DATASET SECTION start

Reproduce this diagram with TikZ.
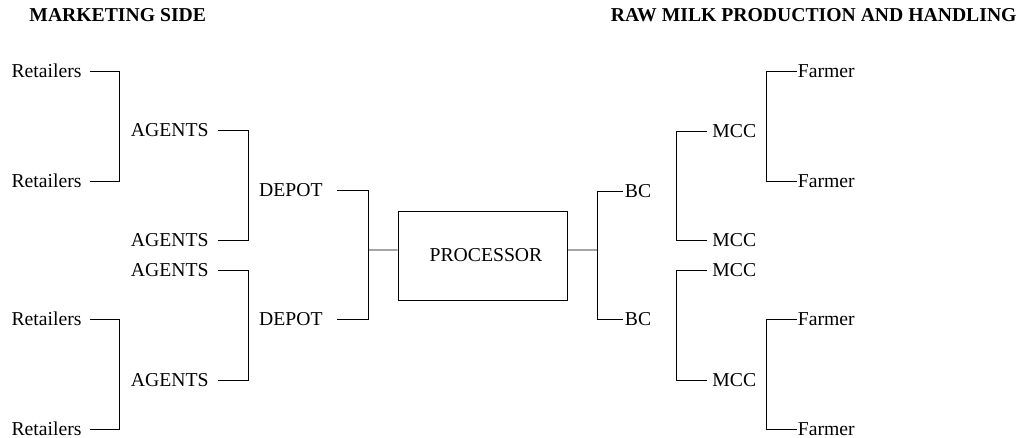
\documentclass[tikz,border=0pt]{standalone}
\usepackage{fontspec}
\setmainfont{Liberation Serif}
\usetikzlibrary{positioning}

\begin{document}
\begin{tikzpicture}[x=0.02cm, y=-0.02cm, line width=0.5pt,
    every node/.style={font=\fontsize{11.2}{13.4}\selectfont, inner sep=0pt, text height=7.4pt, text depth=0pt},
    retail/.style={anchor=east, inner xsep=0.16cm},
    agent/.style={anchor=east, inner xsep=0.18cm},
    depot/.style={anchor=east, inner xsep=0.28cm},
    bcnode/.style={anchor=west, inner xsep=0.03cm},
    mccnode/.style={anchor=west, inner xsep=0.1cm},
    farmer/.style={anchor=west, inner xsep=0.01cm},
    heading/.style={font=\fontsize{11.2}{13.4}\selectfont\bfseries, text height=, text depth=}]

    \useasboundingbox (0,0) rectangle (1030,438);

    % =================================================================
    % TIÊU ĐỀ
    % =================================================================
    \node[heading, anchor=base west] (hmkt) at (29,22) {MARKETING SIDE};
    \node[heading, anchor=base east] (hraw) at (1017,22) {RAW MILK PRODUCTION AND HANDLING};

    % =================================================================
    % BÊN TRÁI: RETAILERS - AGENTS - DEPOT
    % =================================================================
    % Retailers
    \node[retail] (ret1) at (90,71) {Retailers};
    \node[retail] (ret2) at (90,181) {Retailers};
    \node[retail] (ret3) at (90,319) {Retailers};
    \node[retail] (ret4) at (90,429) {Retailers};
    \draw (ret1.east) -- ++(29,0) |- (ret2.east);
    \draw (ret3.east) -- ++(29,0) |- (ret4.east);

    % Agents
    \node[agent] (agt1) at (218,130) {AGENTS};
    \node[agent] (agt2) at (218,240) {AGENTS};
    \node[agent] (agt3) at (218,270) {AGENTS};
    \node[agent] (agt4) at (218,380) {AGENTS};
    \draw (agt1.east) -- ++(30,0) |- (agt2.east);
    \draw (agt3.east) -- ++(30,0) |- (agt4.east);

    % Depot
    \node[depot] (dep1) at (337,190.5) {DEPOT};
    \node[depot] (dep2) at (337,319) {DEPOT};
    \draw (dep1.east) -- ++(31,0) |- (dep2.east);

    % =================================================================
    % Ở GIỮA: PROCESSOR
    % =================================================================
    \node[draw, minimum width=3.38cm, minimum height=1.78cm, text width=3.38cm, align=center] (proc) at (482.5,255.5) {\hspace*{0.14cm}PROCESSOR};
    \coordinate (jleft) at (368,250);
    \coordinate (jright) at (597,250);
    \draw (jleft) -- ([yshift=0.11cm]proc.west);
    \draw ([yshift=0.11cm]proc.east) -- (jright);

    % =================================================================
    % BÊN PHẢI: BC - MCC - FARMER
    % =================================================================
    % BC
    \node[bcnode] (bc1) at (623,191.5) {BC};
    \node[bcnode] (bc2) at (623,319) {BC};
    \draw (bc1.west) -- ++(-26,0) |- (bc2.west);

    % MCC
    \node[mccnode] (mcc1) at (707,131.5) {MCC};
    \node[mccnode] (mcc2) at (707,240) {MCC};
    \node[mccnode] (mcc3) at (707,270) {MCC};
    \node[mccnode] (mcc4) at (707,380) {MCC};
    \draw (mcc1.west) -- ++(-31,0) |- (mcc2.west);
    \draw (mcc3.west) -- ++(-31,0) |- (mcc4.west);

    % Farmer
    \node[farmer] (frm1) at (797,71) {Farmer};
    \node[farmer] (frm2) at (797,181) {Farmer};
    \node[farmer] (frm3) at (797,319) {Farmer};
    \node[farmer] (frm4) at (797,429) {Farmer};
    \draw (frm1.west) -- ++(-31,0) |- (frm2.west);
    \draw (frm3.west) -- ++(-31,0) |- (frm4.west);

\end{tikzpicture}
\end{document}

DATASET SECTION end

### SET TASK
Write out exactly the lines between the start of the data and the line with "(0,0) rectangle (1030,438);", including both, but none of the pictures.

### RESULT BELOW
Reproduce this diagram with TikZ.
\documentclass[tikz,border=0pt]{standalone}
\usepackage{fontspec}
\setmainfont{Liberation Serif}
\usetikzlibrary{positioning}

\begin{document}
\begin{tikzpicture}[x=0.02cm, y=-0.02cm, line width=0.5pt,
    every node/.style={font=\fontsize{11.2}{13.4}\selectfont, inner sep=0pt, text height=7.4pt, text depth=0pt},
    retail/.style={anchor=east, inner xsep=0.16cm},
    agent/.style={anchor=east, inner xsep=0.18cm},
    depot/.style={anchor=east, inner xsep=0.28cm},
    bcnode/.style={anchor=west, inner xsep=0.03cm},
    mccnode/.style={anchor=west, inner xsep=0.1cm},
    farmer/.style={anchor=west, inner xsep=0.01cm},
    heading/.style={font=\fontsize{11.2}{13.4}\selectfont\bfseries, text height=, text depth=}]

    \useasboundingbox (0,0) rectangle (1030,438);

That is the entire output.